Have fun stormin' the castle!
Thursday, February 07, 2008

Eric Van Meter continues his imaginative therapy session in the United Methodist Reporter this week. This stuff is getting really good. He compares the church he came to know as a kind of giant castle, where the walls and towers have been built by successive generations of inhabitants to the point where it is just a monumental structure. We all know the castle has got serious problems. The problem, of course, is that the current inhabitants of the castle (that's right, us) keep trying to figure out how to rearrange the furniture inside without realizing that it may be the very structure itself that is the problem.

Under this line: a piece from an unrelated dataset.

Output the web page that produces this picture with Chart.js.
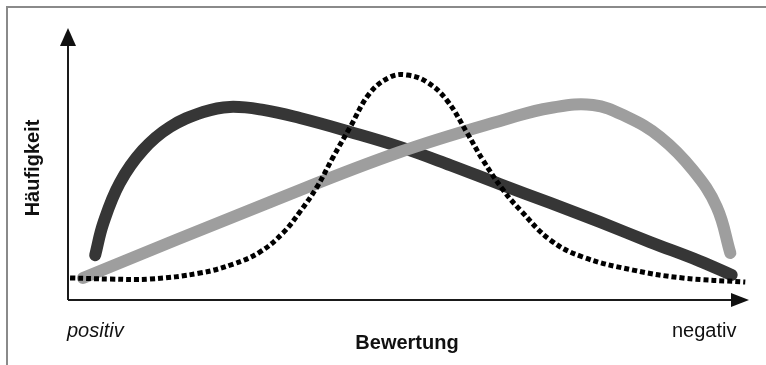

Local churches, annual conferences, and aspiring leaders all want to improve the church. But inevitably they just try to work with making what we've already got work a bit better. Eric calls this tendency "tinkering with space." I've also heard it called rearranging the deck chairs on the Titanic. It is usually well-intentioned, but it misses the heart of the problem.
I don't know whether Eric would agree with this or not, but I tend to see the root of the church's problem as mistaking Wesleyan theology for United Methodist polity. The Holy Spirit may not call us to revival, and if so, that will be God's judgment on our faithlessness. But if the prospect of revival exists, I think the key question will be whether we can do something that Wesley essentially could not: respond to the Spirit's invitation by reforming the church without separating from it (or destroying it entirely). Because as Eric points out, being faithful as the church is ultimately not about polishing the castle walls. It is about living as Christian people redeemed by the gospel of Jesus Christ.

1 Comments:
This is the truest thing I've seen in a long time.